• Task requirements
Reproduce all lines of the listing below in which the word "this" occurs.

[Entries with chart source code]
········

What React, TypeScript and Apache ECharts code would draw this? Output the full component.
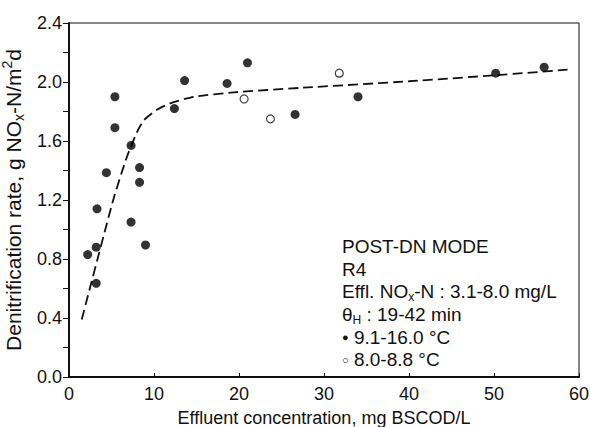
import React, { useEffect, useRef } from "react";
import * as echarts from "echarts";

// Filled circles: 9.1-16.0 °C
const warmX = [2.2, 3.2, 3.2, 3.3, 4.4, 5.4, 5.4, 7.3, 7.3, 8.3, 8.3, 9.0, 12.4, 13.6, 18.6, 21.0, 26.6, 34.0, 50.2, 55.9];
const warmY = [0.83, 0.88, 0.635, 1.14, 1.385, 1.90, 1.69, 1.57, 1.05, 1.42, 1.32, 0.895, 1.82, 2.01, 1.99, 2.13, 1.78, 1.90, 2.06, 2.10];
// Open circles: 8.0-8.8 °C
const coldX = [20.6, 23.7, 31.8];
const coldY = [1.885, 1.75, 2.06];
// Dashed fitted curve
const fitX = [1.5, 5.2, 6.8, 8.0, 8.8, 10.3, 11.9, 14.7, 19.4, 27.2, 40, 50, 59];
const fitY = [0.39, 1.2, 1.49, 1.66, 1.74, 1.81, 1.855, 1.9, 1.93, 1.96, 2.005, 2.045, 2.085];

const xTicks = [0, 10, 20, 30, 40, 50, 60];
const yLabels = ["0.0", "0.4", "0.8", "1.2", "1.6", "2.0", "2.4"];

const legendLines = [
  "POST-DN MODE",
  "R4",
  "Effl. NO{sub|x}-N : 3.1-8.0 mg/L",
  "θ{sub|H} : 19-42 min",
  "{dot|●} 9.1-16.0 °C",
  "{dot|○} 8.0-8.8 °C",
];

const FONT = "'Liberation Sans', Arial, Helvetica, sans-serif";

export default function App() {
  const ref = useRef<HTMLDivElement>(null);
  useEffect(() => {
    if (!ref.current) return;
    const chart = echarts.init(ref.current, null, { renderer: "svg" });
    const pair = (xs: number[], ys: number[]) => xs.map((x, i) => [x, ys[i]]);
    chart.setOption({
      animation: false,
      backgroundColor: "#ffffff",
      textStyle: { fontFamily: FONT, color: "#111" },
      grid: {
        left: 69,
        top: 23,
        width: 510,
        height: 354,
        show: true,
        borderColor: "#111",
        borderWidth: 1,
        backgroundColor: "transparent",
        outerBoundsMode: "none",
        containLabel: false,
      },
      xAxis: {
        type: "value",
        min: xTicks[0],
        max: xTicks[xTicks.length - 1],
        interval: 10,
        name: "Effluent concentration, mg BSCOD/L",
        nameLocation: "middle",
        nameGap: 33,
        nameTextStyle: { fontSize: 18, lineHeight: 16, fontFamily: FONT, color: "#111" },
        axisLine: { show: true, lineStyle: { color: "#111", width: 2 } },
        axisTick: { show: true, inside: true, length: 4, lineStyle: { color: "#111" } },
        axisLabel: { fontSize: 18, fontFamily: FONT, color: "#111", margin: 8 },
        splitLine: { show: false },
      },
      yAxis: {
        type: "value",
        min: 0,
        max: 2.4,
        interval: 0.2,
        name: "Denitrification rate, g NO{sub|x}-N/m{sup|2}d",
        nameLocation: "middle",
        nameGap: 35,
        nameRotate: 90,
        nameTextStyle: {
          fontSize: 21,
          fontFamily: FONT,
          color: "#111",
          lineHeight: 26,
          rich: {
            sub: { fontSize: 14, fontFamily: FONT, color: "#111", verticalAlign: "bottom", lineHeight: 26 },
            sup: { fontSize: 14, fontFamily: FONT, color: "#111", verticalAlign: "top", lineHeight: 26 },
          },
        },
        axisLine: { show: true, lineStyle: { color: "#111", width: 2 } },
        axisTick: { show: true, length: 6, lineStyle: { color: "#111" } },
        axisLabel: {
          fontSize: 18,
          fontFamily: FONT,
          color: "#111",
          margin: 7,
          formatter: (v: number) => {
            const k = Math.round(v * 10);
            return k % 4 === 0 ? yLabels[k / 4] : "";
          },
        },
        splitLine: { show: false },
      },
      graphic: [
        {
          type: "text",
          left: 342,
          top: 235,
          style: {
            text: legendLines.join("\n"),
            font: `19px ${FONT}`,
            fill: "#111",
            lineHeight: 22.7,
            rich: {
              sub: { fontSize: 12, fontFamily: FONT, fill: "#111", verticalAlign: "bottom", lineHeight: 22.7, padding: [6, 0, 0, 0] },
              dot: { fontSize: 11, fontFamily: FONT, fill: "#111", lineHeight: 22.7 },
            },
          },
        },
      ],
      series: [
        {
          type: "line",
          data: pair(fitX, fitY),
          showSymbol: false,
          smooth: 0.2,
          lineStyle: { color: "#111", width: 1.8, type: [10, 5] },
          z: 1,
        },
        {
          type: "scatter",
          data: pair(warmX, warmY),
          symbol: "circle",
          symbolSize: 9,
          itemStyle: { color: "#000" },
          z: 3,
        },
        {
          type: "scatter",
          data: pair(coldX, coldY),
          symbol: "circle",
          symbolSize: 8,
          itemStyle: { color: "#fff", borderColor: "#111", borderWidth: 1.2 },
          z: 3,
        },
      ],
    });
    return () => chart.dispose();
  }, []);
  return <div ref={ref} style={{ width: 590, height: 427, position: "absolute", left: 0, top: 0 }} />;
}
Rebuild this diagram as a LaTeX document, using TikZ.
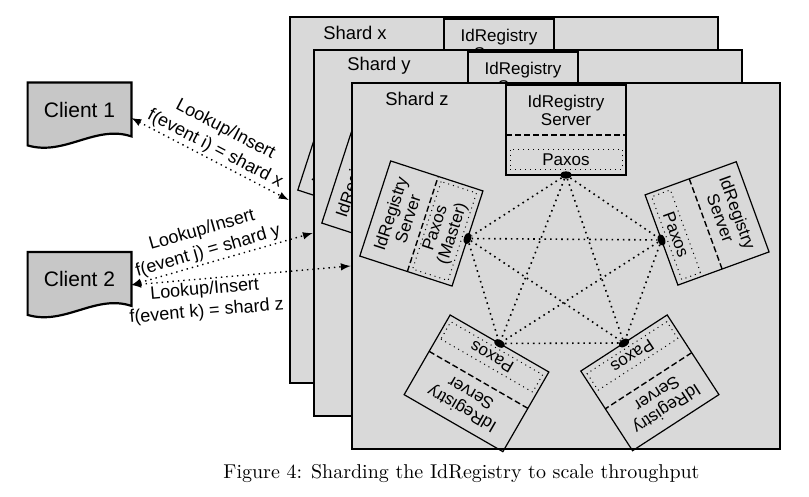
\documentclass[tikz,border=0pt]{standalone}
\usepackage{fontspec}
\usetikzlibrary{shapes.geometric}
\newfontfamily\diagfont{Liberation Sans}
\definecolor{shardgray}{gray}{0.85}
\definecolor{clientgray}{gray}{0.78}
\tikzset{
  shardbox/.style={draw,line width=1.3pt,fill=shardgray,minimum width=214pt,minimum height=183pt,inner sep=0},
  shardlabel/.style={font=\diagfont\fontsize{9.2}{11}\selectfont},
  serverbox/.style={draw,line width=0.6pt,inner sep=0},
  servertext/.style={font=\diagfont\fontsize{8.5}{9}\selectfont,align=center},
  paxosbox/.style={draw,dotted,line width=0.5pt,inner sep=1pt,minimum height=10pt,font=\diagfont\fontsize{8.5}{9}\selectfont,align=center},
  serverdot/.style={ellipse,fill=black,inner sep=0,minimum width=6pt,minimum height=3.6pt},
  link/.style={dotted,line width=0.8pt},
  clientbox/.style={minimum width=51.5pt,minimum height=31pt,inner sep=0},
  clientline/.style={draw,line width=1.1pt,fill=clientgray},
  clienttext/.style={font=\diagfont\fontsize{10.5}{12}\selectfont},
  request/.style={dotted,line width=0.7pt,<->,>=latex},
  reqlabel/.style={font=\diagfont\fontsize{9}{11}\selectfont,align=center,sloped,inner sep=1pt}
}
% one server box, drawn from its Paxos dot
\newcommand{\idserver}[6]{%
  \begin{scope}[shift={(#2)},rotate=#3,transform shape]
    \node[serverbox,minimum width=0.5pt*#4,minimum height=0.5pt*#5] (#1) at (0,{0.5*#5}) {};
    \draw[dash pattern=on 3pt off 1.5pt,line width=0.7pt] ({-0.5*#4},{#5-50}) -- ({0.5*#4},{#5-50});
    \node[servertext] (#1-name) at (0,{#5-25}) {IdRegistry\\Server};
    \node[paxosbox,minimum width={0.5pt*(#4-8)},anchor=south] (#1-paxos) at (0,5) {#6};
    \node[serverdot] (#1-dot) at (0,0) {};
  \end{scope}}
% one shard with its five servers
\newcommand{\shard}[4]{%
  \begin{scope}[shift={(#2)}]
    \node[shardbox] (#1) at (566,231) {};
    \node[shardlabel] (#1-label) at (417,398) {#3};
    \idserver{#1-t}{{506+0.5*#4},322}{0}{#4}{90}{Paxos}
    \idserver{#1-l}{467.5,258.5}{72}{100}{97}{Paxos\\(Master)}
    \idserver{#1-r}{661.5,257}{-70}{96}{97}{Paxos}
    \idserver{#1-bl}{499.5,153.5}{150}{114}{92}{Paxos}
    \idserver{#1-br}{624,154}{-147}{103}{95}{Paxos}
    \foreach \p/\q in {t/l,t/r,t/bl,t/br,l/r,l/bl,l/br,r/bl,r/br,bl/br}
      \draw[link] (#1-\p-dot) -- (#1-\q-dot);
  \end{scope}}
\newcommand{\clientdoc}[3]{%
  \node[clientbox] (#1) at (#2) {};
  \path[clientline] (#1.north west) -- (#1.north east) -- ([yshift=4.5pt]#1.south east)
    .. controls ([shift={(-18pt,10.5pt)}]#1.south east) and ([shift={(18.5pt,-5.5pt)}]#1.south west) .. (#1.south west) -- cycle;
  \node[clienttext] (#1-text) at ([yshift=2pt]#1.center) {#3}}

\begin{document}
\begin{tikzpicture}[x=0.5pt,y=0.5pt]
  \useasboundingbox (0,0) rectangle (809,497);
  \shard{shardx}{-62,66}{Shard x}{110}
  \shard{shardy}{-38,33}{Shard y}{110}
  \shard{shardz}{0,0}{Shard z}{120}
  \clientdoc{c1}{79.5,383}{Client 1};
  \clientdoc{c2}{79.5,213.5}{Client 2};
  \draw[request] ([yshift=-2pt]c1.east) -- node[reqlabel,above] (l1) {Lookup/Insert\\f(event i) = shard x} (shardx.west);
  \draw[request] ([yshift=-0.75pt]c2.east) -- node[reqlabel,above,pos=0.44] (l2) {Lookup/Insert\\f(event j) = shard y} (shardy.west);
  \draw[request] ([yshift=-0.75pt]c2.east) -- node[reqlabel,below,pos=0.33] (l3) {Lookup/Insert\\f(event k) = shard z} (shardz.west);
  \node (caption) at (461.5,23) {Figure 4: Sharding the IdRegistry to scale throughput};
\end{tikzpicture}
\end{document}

········

• Correct output
What React, TypeScript and Apache ECharts code would draw this? Output the full component.
Rebuild this diagram as a LaTeX document, using TikZ.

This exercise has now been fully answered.